2. In the case at bar, plaintiff alleged in her complaint that her husband, Thomas O. Stone, "experienced occupational and bystander exposure to asbestos" while serving in the United States Coast Guard from 1958 to 1964, including exposure to such asbestos-containing products and equipment as "boilers." (D.I. 1, ex. A ¶ 27) Defendant is "a manufacturer of boilers and economizers for the United States Navy, among other equipment." (D.I. 36 at 1) In support of removal, defendant asserted that, "in the manufacture and sale of boilers and auxiliary equipment for the Navy, including all aspects of warnings associated with those pieces of equipment," it acted under the direction of an officer or agency of the United States within the meaning of § 1442(a)(1). (Id. at 3) According to defendant, removability was discernable only after it received a copy of Mr. Stone's military records which indicated that Mr. Stone served aboard the USCGC Chautauqua between 1962 and 1963. (D.I. 1, ex. B) The Notice of Removal includes the assertion that defendant "confirmed that it manufactured the marine boilers on the USCGC Chatauqua." (D.I. 1 at 2-3) Defendant maintains that it was Mr. Stone's military records, "when read in conjunction with the allegations in the Complaint, that allowed Foster Wheeler to determine that Plaintiff was alleging that Mr. Stone was potentially exposed to asbestos that may have been used in conjunction with its marine boilers aboard that ship." (D.I. 103 at 4)

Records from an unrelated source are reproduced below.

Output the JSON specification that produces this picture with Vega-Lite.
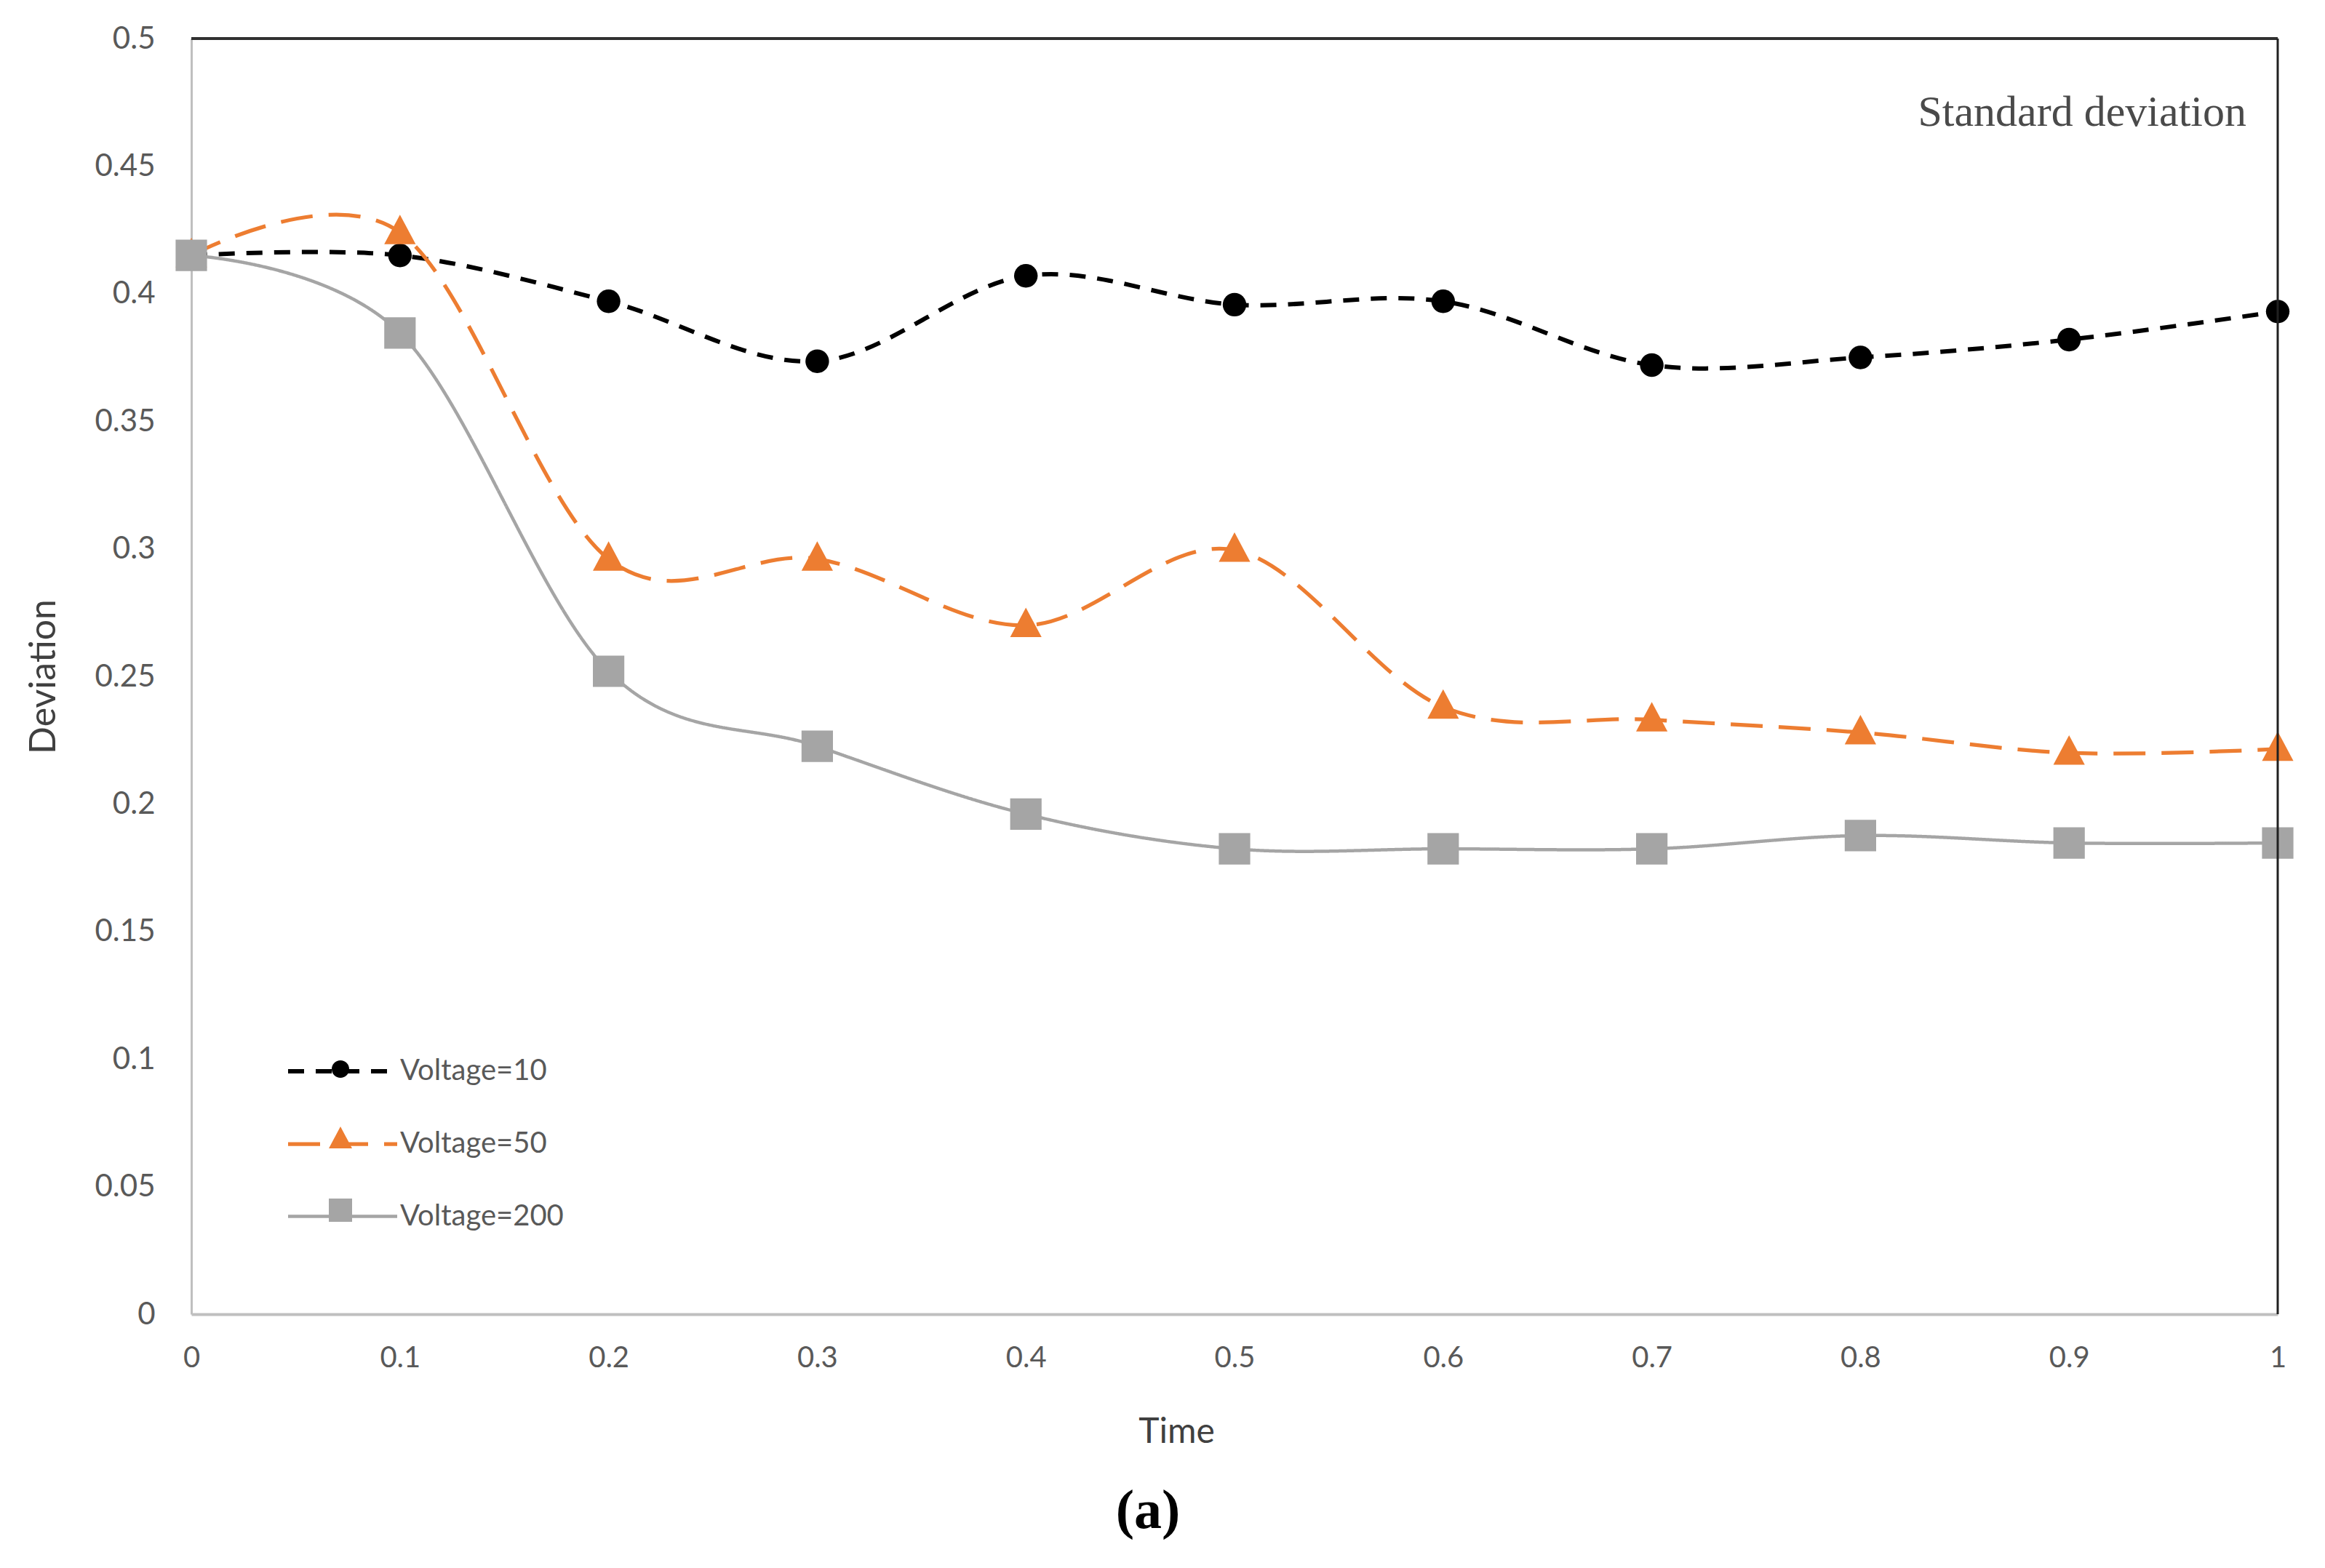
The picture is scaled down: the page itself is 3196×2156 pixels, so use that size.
{
  "$schema": "https://vega.github.io/schema/vega-lite/v6.json",
  "autosize": {"type": "none"},
  "width": 2868,
  "height": 1754,
  "padding": {"left": 263, "top": 53, "right": 65, "bottom": 349},
  "background": "white",
  "config": {"view": {"stroke": null}},
  "title": {"text": "(a)", "orient": "bottom", "anchor": "middle", "frame": "group", "dx": -119, "offset": 48, "font": "Liberation Serif", "fontSize": 76, "fontWeight": "bold", "color": "#000000"},
  "data": {
    "values": [
      {"t": 0.0, "dev": 0.415, "series": "Voltage=10", "v": 10},
      {"t": 0.1, "dev": 0.415, "series": "Voltage=10", "v": 10},
      {"t": 0.2, "dev": 0.397, "series": "Voltage=10", "v": 10},
      {"t": 0.3, "dev": 0.3735, "series": "Voltage=10", "v": 10},
      {"t": 0.4, "dev": 0.407, "series": "Voltage=10", "v": 10},
      {"t": 0.5, "dev": 0.3957, "series": "Voltage=10", "v": 10},
      {"t": 0.6, "dev": 0.397, "series": "Voltage=10", "v": 10},
      {"t": 0.7, "dev": 0.372, "series": "Voltage=10", "v": 10},
      {"t": 0.8, "dev": 0.375, "series": "Voltage=10", "v": 10},
      {"t": 0.9, "dev": 0.382, "series": "Voltage=10", "v": 10},
      {"t": 1.0, "dev": 0.393, "series": "Voltage=10", "v": 10},
      {"t": 0.0, "dev": 0.415, "series": "Voltage=50", "v": 50},
      {"t": 0.1, "dev": 0.424, "series": "Voltage=50", "v": 50},
      {"t": 0.2, "dev": 0.296, "series": "Voltage=50", "v": 50},
      {"t": 0.3, "dev": 0.296, "series": "Voltage=50", "v": 50},
      {"t": 0.4, "dev": 0.27, "series": "Voltage=50", "v": 50},
      {"t": 0.5, "dev": 0.2995, "series": "Voltage=50", "v": 50},
      {"t": 0.6, "dev": 0.238, "series": "Voltage=50", "v": 50},
      {"t": 0.7, "dev": 0.233, "series": "Voltage=50", "v": 50},
      {"t": 0.8, "dev": 0.228, "series": "Voltage=50", "v": 50},
      {"t": 0.9, "dev": 0.22, "series": "Voltage=50", "v": 50},
      {"t": 1.0, "dev": 0.2215, "series": "Voltage=50", "v": 50},
      {"t": 0.0, "dev": 0.415, "series": "Voltage=200", "v": 200},
      {"t": 0.1, "dev": 0.3846, "series": "Voltage=200", "v": 200},
      {"t": 0.2, "dev": 0.252, "series": "Voltage=200", "v": 200},
      {"t": 0.3, "dev": 0.2226, "series": "Voltage=200", "v": 200},
      {"t": 0.4, "dev": 0.196, "series": "Voltage=200", "v": 200},
      {"t": 0.5, "dev": 0.1824, "series": "Voltage=200", "v": 200},
      {"t": 0.6, "dev": 0.1824, "series": "Voltage=200", "v": 200},
      {"t": 0.7, "dev": 0.1824, "series": "Voltage=200", "v": 200},
      {"t": 0.8, "dev": 0.1876, "series": "Voltage=200", "v": 200},
      {"t": 0.9, "dev": 0.1847, "series": "Voltage=200", "v": 200},
      {"t": 1.0, "dev": 0.1847, "series": "Voltage=200", "v": 200}
    ]
  },
  "layer": [
    {
      "mark": {"type": "line", "interpolate": "cardinal"},
      "encoding": {
        "x": {
          "field": "t", "type": "quantitative",
          "scale": {"domain": [0, 1], "nice": false, "zero": false},
          "axis": {
            "values": [0, 0.1, 0.2, 0.3, 0.4, 0.5, 0.6, 0.7, 0.8, 0.9, 1],
            "format": "~g", "title": "Time", "grid": false, "ticks": false, "labelFlush": false,
            "domainColor": "#BFBFBF", "domainWidth": 4,
            "labelFont": "Lato", "labelFontSize": 40, "labelColor": "#595959", "labelPadding": 40,
            "titleFont": "Lato", "titleFontSize": 48, "titleFontWeight": "normal", "titleColor": "#404040",
            "titlePadding": 58, "titleX": 1354
          }
        },
        "y": {
          "field": "dev", "type": "quantitative",
          "scale": {"domain": [0, 0.5], "nice": false},
          "axis": {
            "values": [0, 0.05, 0.1, 0.15, 0.2, 0.25, 0.3, 0.35, 0.4, 0.45, 0.5],
            "format": "~g", "title": "Deviation", "grid": false, "ticks": false,
            "domainColor": "#BFBFBF", "domainWidth": 3,
            "labelFont": "Lato", "labelFontSize": 42, "labelColor": "#595959", "labelPadding": 50,
            "titleFont": "Lato", "titleFontSize": 50, "titleFontWeight": "normal", "titleColor": "#404040",
            "titlePadding": 45
          }
        },
        "stroke": {
          "field": "series", "type": "nominal",
          "scale": {"domain": ["Voltage=10", "Voltage=50", "Voltage=200"], "range": ["#000000", "#ED7D31", "#A5A5A5"]},
          "legend": {
            "orient": "none", "legendX": 185, "legendY": 1397, "title": null, "padding": 0,
            "symbolType": "M-3.75,0H3.75", "symbolSize": 1600,
            "labelFont": "Lato", "labelFontSize": 40, "labelColor": "#595959", "labelOffset": 56, "labelLimit": 0, "rowPadding": 57
          }
        },
        "strokeDash": {
          "field": "series", "type": "nominal",
          "scale": {"domain": ["Voltage=10", "Voltage=50", "Voltage=200"], "range": [[22, 16], [44, 22], [1, 0]]}
        },
        "strokeWidth": {
          "field": "series", "type": "nominal",
          "scale": {"domain": ["Voltage=10", "Voltage=50", "Voltage=200"], "range": [6, 4.5, 4]}
        }
      }
    },
    {
      "mark": {"type": "point", "filled": true, "size": 2916, "opacity": 1},
      "encoding": {
        "x": {"field": "t", "type": "quantitative"},
        "y": {"field": "dev", "type": "quantitative"},
        "fill": {
          "field": "v", "type": "nominal",
          "scale": {"domain": [10, 50, 200], "range": ["#000000", "#ED7D31", "#A5A5A5"]},
          "legend": {
            "orient": "none", "legendX": 185, "legendY": 1397, "title": null, "padding": 0,
            "symbolSize": 1600, "symbolStrokeWidth": 0,
            "labelFont": "Lato", "labelFontSize": 40, "labelExpr": "''", "labelOffset": 56, "rowPadding": 57
          }
        },
        "shape": {
          "field": "v", "type": "nominal",
          "scale": {"domain": [10, 50, 200], "range": [
            "M-0.6,0A0.6,0.6 0 1,0 0.6,0A0.6,0.6 0 1,0 -0.6,0Z",
            "M0,-0.9L0.8,0.6L-0.8,0.6Z",
            "M-0.8,-0.8H0.8V0.8H-0.8Z"
          ]}
        }
      }
    },
    {
      "data": {"values": [{"edge": "top"}]},
      "mark": {"type": "rule", "color": "#303030", "strokeWidth": 4},
      "encoding": {"y": {"datum": 0.5, "type": "quantitative"}}
    },
    {
      "data": {"values": [{"edge": "right"}]},
      "mark": {"type": "rule", "color": "#202020", "strokeWidth": 3},
      "encoding": {"x": {"datum": 1, "type": "quantitative"}}
    },
    {
      "data": {"values": [{"label": "Standard deviation"}]},
      "mark": {"type": "text", "align": "right", "baseline": "middle", "font": "Liberation Serif", "fontSize": 60, "color": "#4a4a4a"},
      "encoding": {
        "x": {"datum": 0.985, "type": "quantitative"},
        "y": {"datum": 0.471, "type": "quantitative"},
        "text": {"field": "label", "type": "nominal"}
      }
    }
  ]
}
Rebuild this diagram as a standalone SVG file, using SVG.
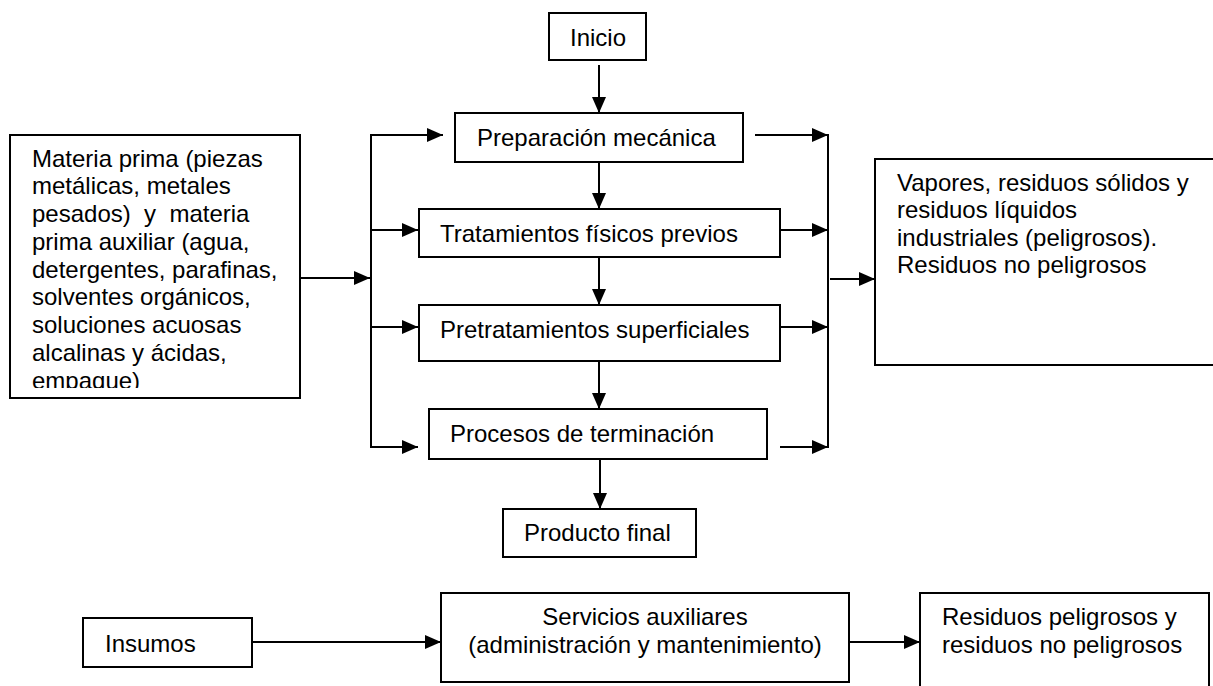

3. Having reviewed the facts in Mims v. Foster Wheeler Energy Corporation, Civ. No. 13-298-SLR/CJB (D.I. 226), as well as the facts at bar, it strikes me that the facts at bar are distinguishable and pass muster under the removal standards. In Mims, plaintiff alleged in his complaint that he was a pipefitter at a naval shipyard; at his deposition, he indicated that he saw Foster Wheeler boilers being worked on at the shipyard. I adopted the Report & Recommendation finding removal untimely, on the theory that placing the Foster Wheeler boilers at the shipyard did not add critical information to that contained in the complaint; i.e., if that information were a sufficient grounds for removal, defendant should have removed upon receipt of the complaint.
4. In the case at bar, the complaint alleges that Mr. Stone was exposed to such asbestos-containing equipment as boilers during his six years of service with the United States Coast Guard, with no location (not even a general location like a shipyard) identified. Mr. Stone's military records significantly focused the dates and location of his potential exposure to asbestos, that is, the USCGC Chautauqua between 1962 and 1963. With that information, defendant was able to confirm that it manufactured the marine boilers aboard that ship, thus providing a plausible causal nexus between plaintiff's claims and defendant's conduct performed under the direction of the federal government. See Thomasson v. Air & Liquid Systems Corp., 2013 WL 3071304 (D.N.J. June 17, 2013).
5. Although I appreciate the fact that defendant is not necessarily consistent from case to case about its test for sufficient notice of removeability, I conclude that Mr. Stone's military records provided critical new information not contained in the complaint, information which is adequate to justify removal. Therefore, the Report & Recommendation is not adopted and plaintiff's motion for remand (D.I.27) is denied. An order shall issue.
For example, in Mims, defendant argued that the identity of specific ships was irrelevant. In that case, however, with plaintiffs having already identified a location (Charleston Naval Shipyard), defendant focused on the supposedly new information gleaned from plaintiff's deposition about equipment (identifying naval marine boilers versus, e.g., land-based boilers).
Neither the Report & Recommendation nor plaintiff addressed the question of whether defendant was on notice of the removability of this case from a prior complaint filed in California state court by plaintiff, which complaint included as an attachment a copy of Mr. Stone's military records. Defendant argued in this regard that, when analyzing whether a "paper" provides notice of removability under § 1446(b)(3), the inquiry is confined to documents generated within the specific state court proceeding that has been removed to federal court. (D.I.36 at 10-12) Given the lack of an objection pertaining to that issue, it will not be addressed herein.